A number of stories coming out of Egypt corresponded to the Tunisian narrative. On the eve of Mubarak’s abdication, Egyptian feminist and liberal thinker Nawal Saadawi quoted a Tahrir Square youth complaining about the beleaguered President’s inability to speak the language of young Egyptians. She lambasted him and his retinue for being alien to the language of emails, Tweets, Facebook, and SMS. In addition to being an indictment of the wardens of Arabism and their ossified linguistic norms, this was advocacy on behalf of spontaneous speech forms and nimble modern modes of communication.

In the end, it was this very “linguistic humanism” that became the game changer in Tunisia and Egypt. A game changer that signaled not “the rebirth of the Arab nation” as some ideologically driven commentators rushed to proclaim, but the birth of brave new nations. The autocrats finally surrendered to the will of the people not because they have renounced brutality—Arab nationalism’s stock in trade—but because they could no longer fight new concepts and novel ideas in their midst, with their old, aphasiac, dilapidated language.

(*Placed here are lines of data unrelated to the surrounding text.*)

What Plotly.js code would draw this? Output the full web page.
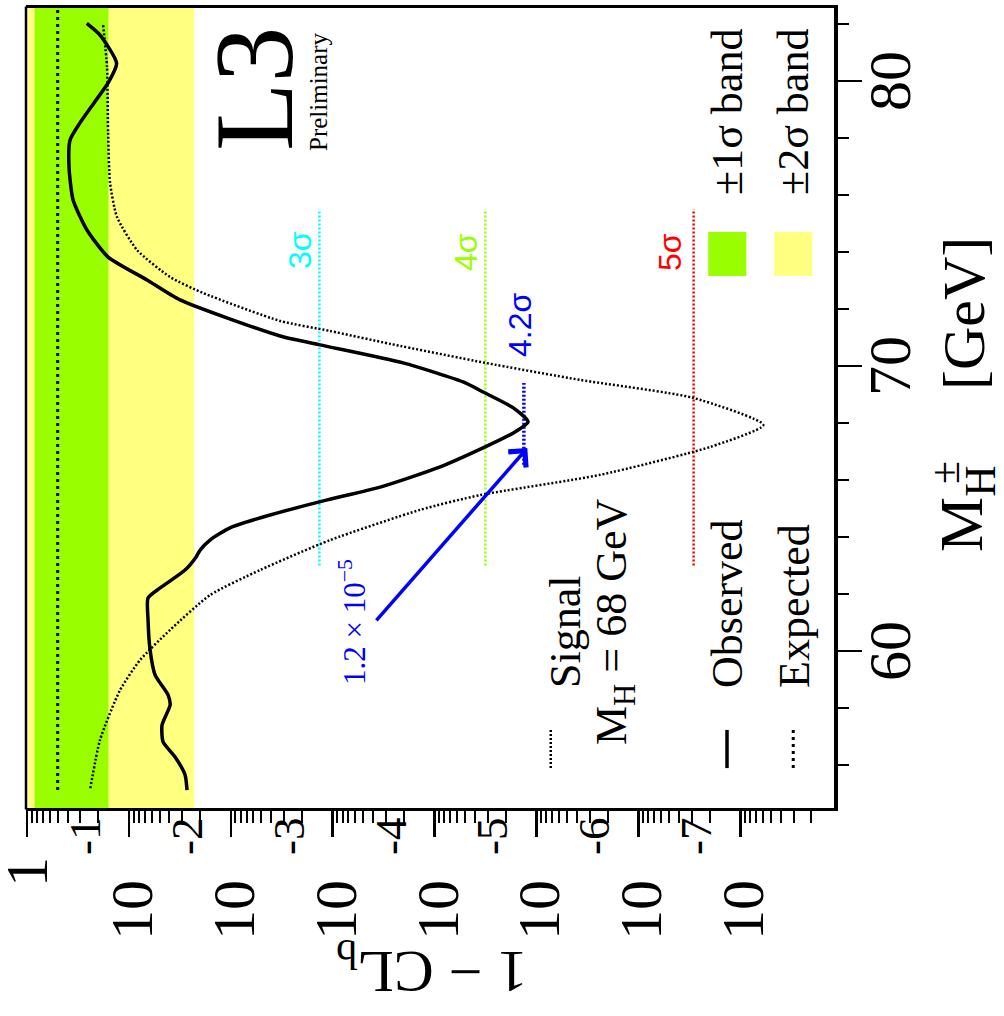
<!DOCTYPE html>
<html><head><meta charset="utf-8">
<script src="https://cdn.plot.ly/plotly-3.0.1.min.js"></script>
<style>
html,body{margin:0;padding:0;width:1004px;height:1016px;overflow:hidden;background:#fff;}
#wrap{position:absolute;left:0;top:0;width:1016px;height:1004px;transform-origin:0 0;transform:translate(0px,1016px) rotate(-90deg);}
#chart{width:1016px;height:1004px;}
</style></head>
<body><div id="wrap"><div id="chart"></div></div>
<script>
// ---- data (mass in GeV, 1-CL_b) ----
const obsMass = [82.02,81.61,80.62,79.93,79.23,78.53,77.93,76.98,75.82,74.77,73.82,73.02,72.32,71.05,70.74,70.11,69.44,69.05,68.53,68.04,67.65,67.16,66.46,65.75,65.30,64.77,64.32,63.89,63.54,63.30,62.84,62.21,61.86,61.09,60.04,59.16,58.46,58.11,57.40,56.81,56.28,55.65,55.12];
const obsCL   = [0.259,0.192,0.132,0.160,0.22,0.302,0.378,0.387,0.353,0.258,0.160,0.0664,0.0315,3.28e-3,1.33e-3,2.04e-4,5.25e-5,3.19e-5,1.69e-5,1.21e-5,1.69e-5,3.19e-5,8.81e-5,3.42e-4,1.13e-3,4.12e-3,0.0102,0.0160,0.020,0.0219,0.0281,0.0494,0.0649,0.0649,0.0620,0.0554,0.0413,0.0394,0.0473,0.0462,0.0352,0.0281,0.0269];
const sigMass = [81.96,80.49,78.18,76.42,75.23,74.07,73.12,72.56,71.58,71.23,70.77,70.11,69.51,68.88,67.93,67.16,66.18,65.47,64.95,63.89,62.84,61.96,60.74,59.68,58.63,56.88,55.12];
const sigCL   = [0.179,0.164,0.160,0.153,0.131,0.0832,0.0394,0.0187,3.28e-3,1.07e-3,2.68e-4,3.19e-5,3.72e-6,2.90e-7,5.94e-8,1.97e-7,2.37e-6,3.57e-5,1.39e-4,1.06e-3,5.16e-3,0.0160,0.0394,0.0778,0.122,0.192,0.241];
const expMass = [55.12, 82.5];
const expCL   = [0.5, 0.5];
const bandMass = [54.3, 82.8];
const band1 = [0.159, 0.841];   // +-1 sigma
const band2 = [0.0228, 0.977];  // +-2 sigma
const sigmaNames  = ['3σ','4σ','4.2σ','5σ'];
const sigmaCL     = [1.35e-3, 3.17e-5, 1.33e-5, 2.87e-7];
const sigmaMassLo = [63.0, 63.0, 66.53, 63.0];
const sigmaMassHi = [75.5, 75.5, 69.40, 75.5];
const minMass = 67.12, minCL = 1.23e-5;
const yTickExp = [0,-1,-2,-3,-4,-5,-6,-7];
const massTicks = [60, 70, 80];

const SERIF = 'Liberation Serif, Times New Roman, serif';
const SANS = 'Liberation Sans, Arial, sans-serif';
const sigmaColors = ['#00ffff','#99ff00','#0000ff','#ff0000'];
const L = Math.log10;
const P = Math.pow;

const traces = [];
traces.push({x:[bandMass[0],bandMass[1],bandMass[1],bandMass[0]], y:[band2[0],band2[0],band2[1],band2[1]], fill:'toself', fillcolor:'#ffff80', line:{width:0}, mode:'lines', hoverinfo:'skip'});
traces.push({x:[bandMass[0],bandMass[1],bandMass[1],bandMass[0]], y:[band1[0],band1[0],band1[1],band1[1]], fill:'toself', fillcolor:'#99ff00', line:{width:0}, mode:'lines', hoverinfo:'skip'});
for (let i=0;i<sigmaNames.length;i++){
  traces.push({x:[sigmaMassLo[i],sigmaMassHi[i]], y:[sigmaCL[i],sigmaCL[i]], mode:'lines', line:{color:sigmaColors[i], width: i===2?3.5:2.5, dash:'2px,2px'}});
}
traces.push({x:expMass, y:expCL, mode:'lines', line:{color:'black', width:3, dash:'3px,4px'}});
traces.push({x:sigMass, y:sigCL, mode:'lines', line:{color:'black', width:2.5, dash:'2px,2px', shape:'spline', smoothing:0.6}});
traces.push({x:obsMass, y:obsCL, mode:'lines', line:{color:'black', width:3.5, shape:'spline', smoothing:0.6}});
// legend samples
traces.push({x:[55.89,57.23], y:[P(10,-5.14),P(10,-5.14)], mode:'lines', line:{color:'black', width:2.5, dash:'2px,2px'}});
traces.push({x:[55.89,57.23], y:[P(10,-6.87),P(10,-6.87)], mode:'lines', line:{color:'black', width:3.5}});
traces.push({x:[55.89,57.23], y:[P(10,-7.52),P(10,-7.52)], mode:'lines', line:{color:'black', width:3, dash:'3px,4px'}});
traces.push({x:[73.16,74.70,74.70,73.16], y:[P(10,-6.686),P(10,-6.686),P(10,-7.059),P(10,-7.059)], fill:'toself', fillcolor:'#99ff00', line:{width:0}, mode:'lines'});
traces.push({x:[73.16,74.70,74.70,73.16], y:[P(10,-7.333),P(10,-7.333),P(10,-7.707),P(10,-7.707)], fill:'toself', fillcolor:'#ffff80', line:{width:0}, mode:'lines'});

const ann = [];
// y tick labels
yTickExp.forEach(k=>{
  if(k===0){
    ann.push({xref:'paper', yref:'y', x:0, y:0, xanchor:'right', yanchor:'middle', xshift:-47, text:'1', showarrow:false, font:{family:SERIF,size:60,color:'black'}});
  } else {
    ann.push({xref:'paper', yref:'y', x:0, y:k, xanchor:'right', yanchor:'middle', xshift:-70, yshift:-3, text:'10', showarrow:false, font:{family:SERIF,size:60,color:'black'}});
    ann.push({xref:'paper', yref:'y', x:0, y:k, xanchor:'right', yanchor:'middle', xshift:-7, yshift:44, text:'-'+(-k), showarrow:false, font:{family:SERIF,size:45,color:'black'}});
  }
});
// x tick labels
massTicks.forEach(m=>{
  ann.push({xref:'x', yref:'paper', x:m, y:-0.0693, xanchor:'center', yanchor:'middle', text:String(m), showarrow:false, font:{family:SERIF,size:60,color:'black'}});
});
// axis titles
ann.push({xref:'paper', yref:'paper', x:-0.2006, y:0.4975, text:'1 − CL<sub>b</sub>', textangle:-90, showarrow:false, xanchor:'center', yanchor:'middle', font:{family:SERIF,size:60,color:'black'}});
ann.push({xref:'x', yref:'paper', x:63.40, y:-0.163, text:'M<sub>H</sub>', xanchor:'left', yanchor:'middle', showarrow:false, font:{family:SERIF,size:62,color:'black'}});
ann.push({xref:'x', yref:'paper', x:66.25, y:-0.137, text:'±', xanchor:'center', yanchor:'middle', showarrow:false, font:{family:SERIF,size:42,color:'black'}});
ann.push({xref:'x', yref:'paper', x:69.09, y:-0.161, text:'[GeV]', xanchor:'left', yanchor:'middle', showarrow:false, font:{family:SERIF,size:60,color:'black'}});
// logo
ann.push({xref:'x', yref:'y', x:81.96, y:-2.23, text:'L3', xanchor:'right', yanchor:'middle', showarrow:false, font:{family:SERIF,size:112,color:'black'}});
ann.push({xref:'x', yref:'y', x:81.79, y:-2.86, text:'Preliminary', xanchor:'right', yanchor:'middle', showarrow:false, font:{family:SERIF,size:25,color:'black'}});
// sigma labels
ann.push({xref:'x', yref:'y', x:74.07, y:-2.68, text:'3σ', showarrow:false, font:{family:SANS,size:32,color:sigmaColors[0]}});
ann.push({xref:'x', yref:'y', x:74.0, y:-4.31, text:'4σ', showarrow:false, font:{family:SANS,size:32,color:sigmaColors[1]}});
ann.push({xref:'x', yref:'y', x:71.44, y:-4.84, text:'4.2σ', showarrow:false, font:{family:SANS,size:32,color:sigmaColors[2]}});
ann.push({xref:'x', yref:'y', x:74.0, y:-6.31, text:'5σ', showarrow:false, font:{family:SANS,size:32,color:sigmaColors[3]}});
// arrow and value
ann.push({xref:'x', yref:'y', x:minMass, y:L(minCL), axref:'x', ayref:'y', ax:61.02, ay:-3.416, text:'', showarrow:true, arrowhead:4, arrowsize:1.3, arrowwidth:3.5, arrowcolor:'#0000ff', standoff:0});
ann.push({xref:'x', yref:'y', x:61.0, y:-3.19, text:'1.2 × 10<sup>−5</sup>', showarrow:false, font:{family:SERIF,size:31,color:'#0000ff'}});
// legend text
ann.push({xref:'x', yref:'y', x:58.63, y:-5.28, text:'Signal', showarrow:false, xanchor:'left', font:{family:SERIF,size:44,color:'black'}});
ann.push({xref:'x', yref:'y', x:56.63, y:-5.77, text:'M<sub>H</sub> = 68 GeV', showarrow:false, xanchor:'left', font:{family:SERIF,size:44,color:'black'}});
ann.push({xref:'x', yref:'y', x:58.63, y:-6.872, text:'Observed', showarrow:false, xanchor:'left', font:{family:SERIF,size:44,color:'black'}});
ann.push({xref:'x', yref:'y', x:58.63, y:-7.53, text:'Expected', showarrow:false, xanchor:'left', font:{family:SERIF,size:44,color:'black'}});
ann.push({xref:'x', yref:'y', x:75.93, y:-6.87, text:'±1σ band', showarrow:false, xanchor:'left', font:{family:SERIF,size:44,color:'black'}});
ann.push({xref:'x', yref:'y', x:75.93, y:-7.52, text:'±2σ band', showarrow:false, xanchor:'left', font:{family:SERIF,size:44,color:'black'}});

const layout = {
  width:1016, height:1004,
  margin:{l:208, r:8, t:26, b:170},
  paper_bgcolor:'white', plot_bgcolor:'white',
  showlegend:false,
  xaxis:{range:[54.49,82.56], showline:true, linewidth:4, linecolor:'black', mirror:false,
    ticks:'outside', ticklen:24, tickwidth:2.5, tickcolor:'black', dtick:10, tick0:0, showticklabels:false,
    showgrid:false, zeroline:false,
    minor:{dtick:2, ticklen:11, tickwidth:2.5, tickcolor:'black', ticks:'outside', showgrid:false}},
  yaxis:{type:'log', range:[-7.92,0.01], showline:true, linewidth:3, linecolor:'black', mirror:true,
    ticks:'outside', ticklen:26, tickwidth:2.5, tickcolor:'black', dtick:1, showticklabels:false,
    showgrid:false, zeroline:false,
    minor:{dtick:'D1', ticklen:12, tickwidth:2, tickcolor:'black', ticks:'outside', showgrid:false}},
  shapes:[{type:'line', xref:'paper', yref:'paper', x0:-0.002, x1:1.002, y0:1, y1:1, line:{color:'black', width:2.5}}],
  annotations: ann
};
Plotly.newPlot('chart', traces, layout, {staticPlot:true});
</script>
</body></html>
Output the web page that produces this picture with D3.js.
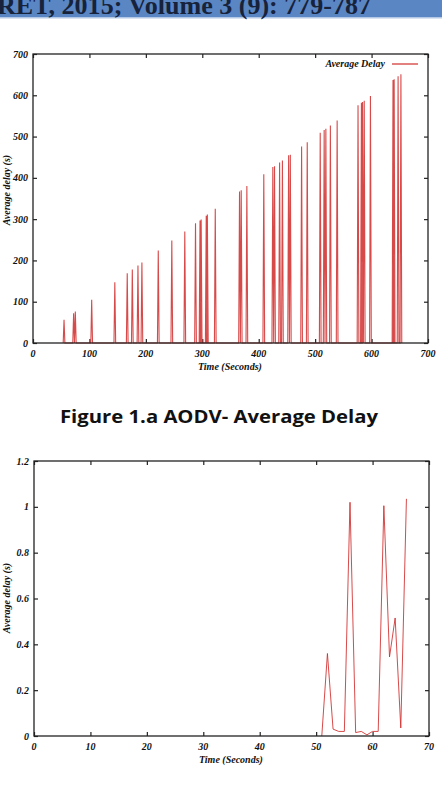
<!DOCTYPE html>
<html>
<head>
<meta charset="utf-8">
<script src="https://cdn.jsdelivr.net/npm/d3@7"></script>
<style>
  body { margin: 0; background: #fff; }
  svg { display: block; }
</style>
</head>
<body>
<div id="chart"></div>
<script>
// Figure 1.a data - AODV average delay (spikes)
const spikeTime  = [55, 72, 75, 104, 145, 167, 176, 186, 193, 222, 246, 269, 288, 296, 298, 307, 309, 323,
                    366, 369, 379, 409, 425, 428, 437, 442, 453, 456, 476, 486, 509, 516, 519, 527, 539,
                    576, 582, 584, 587, 598, 638, 640, 647, 652];
const spikeDelay = [56, 72, 76, 105, 147, 169, 178, 188, 195, 224, 248, 270, 290, 297, 299, 308, 311, 325,
                    367, 370, 380, 409, 426, 428, 437, 442, 455, 456, 476, 486, 509, 516, 519, 527, 539,
                    576, 582, 584, 587, 598, 637, 639, 646, 651];
const spikeHalf = 1.5; // seconds each side of a spike

// second figure - average delay per second
const time2  = [51, 52, 53, 54, 55, 56, 57, 58, 59, 60, 61, 62, 63, 64, 65, 66];
const delay2 = [0, 0.36, 0.03, 0.02, 0.02, 1.02, 0.015, 0.02, 0.005, 0.02, 0.02, 1.005, 0.345, 0.515, 0.035, 1.035];

const xTicks1 = [0, 100, 200, 300, 400, 500, 600, 700];
const yTicks1 = [0, 100, 200, 300, 400, 500, 600, 700];
const xTicks2 = [0, 10, 20, 30, 40, 50, 60, 70];
const yTicks2 = [0, 0.2, 0.4, 0.6, 0.8, 1, 1.2];

const W = 442, H = 790;
const red = "#d02a2a";
const tickFont = "'Liberation Serif', 'Times New Roman', serif";

const svg = d3.select("#chart")
  .append("svg")
    .attr("width", W)
    .attr("height", H);

// Header band
svg.append("rect")
  .attr("x", 0).attr("y", 0)
  .attr("width", W).attr("height", 17)
  .attr("fill", "#5a86c4");
svg.append("rect")
  .attr("x", 0).attr("y", 17)
  .attr("width", W).attr("height", 1.5)
  .attr("fill", "#b3c8e6");
svg.append("text")
  .attr("x", -3).attr("y", 13.5)
  .attr("textLength", 374)
  .attr("lengthAdjust", "spacingAndGlyphs")
  .style("font-family", "'Liberation Serif', 'DejaVu Serif', serif")
  .style("font-weight", "bold")
  .style("font-size", "25px")
  .style("fill", "#17223b")
  .text("RET, 2015; Volume 3 (9): 779-787");

// draws one gnuplot-like panel
function drawPanel(opt) {
  const g = svg.append("g");
  const x = d3.scaleLinear().domain(opt.xDomain).range([opt.left, opt.right]);
  const y = d3.scaleLinear().domain(opt.yDomain).range([opt.bottom, opt.top]);
  const tl = 4;

  // inward ticks on all four sides
  g.append("g")
    .attr("transform", `translate(0,${opt.bottom})`)
    .call(d3.axisTop(x).tickValues(opt.xTicks).tickSize(tl).tickFormat(""))
    .call(a => a.select(".domain").remove());
  g.append("g")
    .attr("transform", `translate(0,${opt.top})`)
    .call(d3.axisBottom(x).tickValues(opt.xTicks).tickSize(tl).tickFormat(""))
    .call(a => a.select(".domain").remove());
  g.append("g")
    .attr("transform", `translate(${opt.left},0)`)
    .call(d3.axisRight(y).tickValues(opt.yTicks).tickSize(tl).tickFormat(""))
    .call(a => a.select(".domain").remove());
  g.append("g")
    .attr("transform", `translate(${opt.right},0)`)
    .call(d3.axisLeft(y).tickValues(opt.yTicks).tickSize(tl).tickFormat(""))
    .call(a => a.select(".domain").remove());
  g.selectAll(".tick line").attr("stroke", "#222").attr("stroke-width", 1.2);

  // data line
  g.append("path")
    .datum(opt.points)
    .attr("fill", "none")
    .attr("stroke", red)
    .attr("stroke-width", opt.lineWidth)
    .attr("stroke-opacity", 0.85)
    .attr("stroke-linejoin", "miter")
    .attr("d", d3.line().x(d => x(d[0])).y(d => y(d[1])));

  // frame
  g.append("rect")
    .attr("x", opt.left).attr("y", opt.top)
    .attr("width", opt.right - opt.left)
    .attr("height", opt.bottom - opt.top)
    .attr("fill", "none")
    .attr("stroke", "#222")
    .attr("stroke-width", 1.3);

  // tick labels
  g.selectAll("text.xl")
    .data(opt.xTicks)
    .enter().append("text")
      .attr("x", d => x(d))
      .attr("y", opt.bottom + 13.5)
      .attr("text-anchor", "middle")
      .style("font-family", tickFont)
      .style("font-weight", "bold")
      .style("font-style", "italic")
      .style("font-size", "10px")
      .style("fill", "#111")
      .text(d => d);
  g.selectAll("text.yl")
    .data(opt.yTicks)
    .enter().append("text")
      .attr("x", opt.left - 5)
      .attr("y", d => y(d) + 3.5)
      .attr("text-anchor", "end")
      .style("font-family", tickFont)
      .style("font-weight", "bold")
      .style("font-style", "italic")
      .style("font-size", "10px")
      .style("fill", "#111")
      .text(d => d);

  // axis titles
  g.append("text")
    .attr("x", opt.xTitleX)
    .attr("y", opt.bottom + 27)
    .attr("text-anchor", "middle")
    .style("font-family", tickFont)
    .style("font-weight", "bold")
    .style("font-style", "italic")
    .style("font-size", "10px")
    .style("fill", "#111")
    .text("Time (Seconds)");
  g.append("text")
    .attr("transform", `translate(${opt.yTitleX},${opt.yTitleY}) rotate(-90)`)
    .attr("text-anchor", "middle")
    .style("font-family", tickFont)
    .style("font-weight", "bold")
    .style("font-style", "italic")
    .style("font-size", "10px")
    .style("fill", "#111")
    .text("Average delay (s)");

  return { g, x, y };
}

// panel 1 points: each spike rises from 0 and falls back to 0
const points1 = [];
spikeTime.forEach((t, i) => {
  points1.push([t - spikeHalf, 0], [t, spikeDelay[i]], [t + spikeHalf, 0]);
});

const p1 = drawPanel({
  left: 33, right: 428, top: 54, bottom: 343,
  xDomain: [0, 700], yDomain: [0, 700],
  xTicks: xTicks1, yTicks: yTicks1,
  points: points1, lineWidth: 1.1,
  xTitleX: 230, yTitleX: 10, yTitleY: 190
});

// legend
p1.g.append("text")
  .attr("x", 385).attr("y", 67)
  .attr("text-anchor", "end")
  .style("font-family", tickFont)
  .style("font-weight", "bold")
  .style("font-style", "italic")
  .style("font-size", "10px")
  .style("fill", "#111")
  .text("Average Delay");
p1.g.append("line")
  .attr("x1", 392).attr("x2", 418)
  .attr("y1", 64).attr("y2", 64)
  .attr("stroke", red)
  .attr("stroke-width", 1.2);

// caption
svg.append("text")
  .attr("x", 219).attr("y", 423)
  .attr("text-anchor", "middle")
  .attr("textLength", 318)
  .attr("lengthAdjust", "spacingAndGlyphs")
  .style("font-family", "'Open Sans', Lato, sans-serif")
  .style("font-weight", "bold")
  .style("font-size", "18px")
  .style("fill", "#111")
  .text("Figure 1.a AODV- Average Delay");

// panel 2
const points2 = time2.map((t, i) => [t, delay2[i]]);
drawPanel({
  left: 34, right: 429, top: 461, bottom: 736,
  xDomain: [0, 70], yDomain: [0, 1.2],
  xTicks: xTicks2, yTicks: yTicks2,
  points: points2, lineWidth: 1,
  xTitleX: 231, yTitleX: 10, yTitleY: 598
});
</script>
</body>
</html>
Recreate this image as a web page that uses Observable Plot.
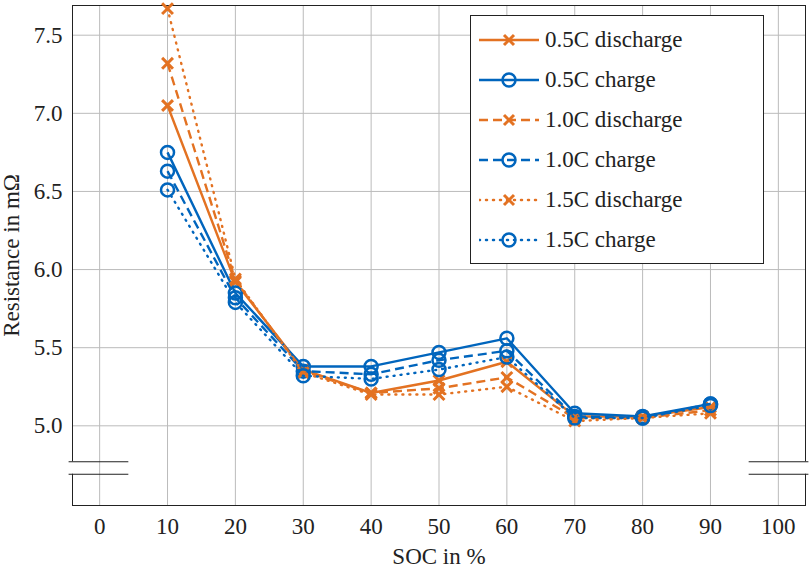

In a metaphor borrowed from early 20th century Coptic reformer Salama Musa (1887-1958), Egyptian writer Chérif Choubachi compared the users of Arabic to “ambling cameleers from the past, contesting highways with racecar drivers hurtling toward modernity and progress.” Writing from the vantage point of a post-Mubarak Egypt, Choubachi might have added Twitter, Facebook and SMS to the trope; new languages transforming the Middle East and Middle Eastern identities. The surrealism of the Interior Ministry’s “goon squads” storming Tahrir Square on camelback, armed with swords and slingshots, was not lost irony: the old resisting the new with spent-out ammunition and worn-out notions speaks to the depravity of those who still won’t “go gentle into that Good Night.”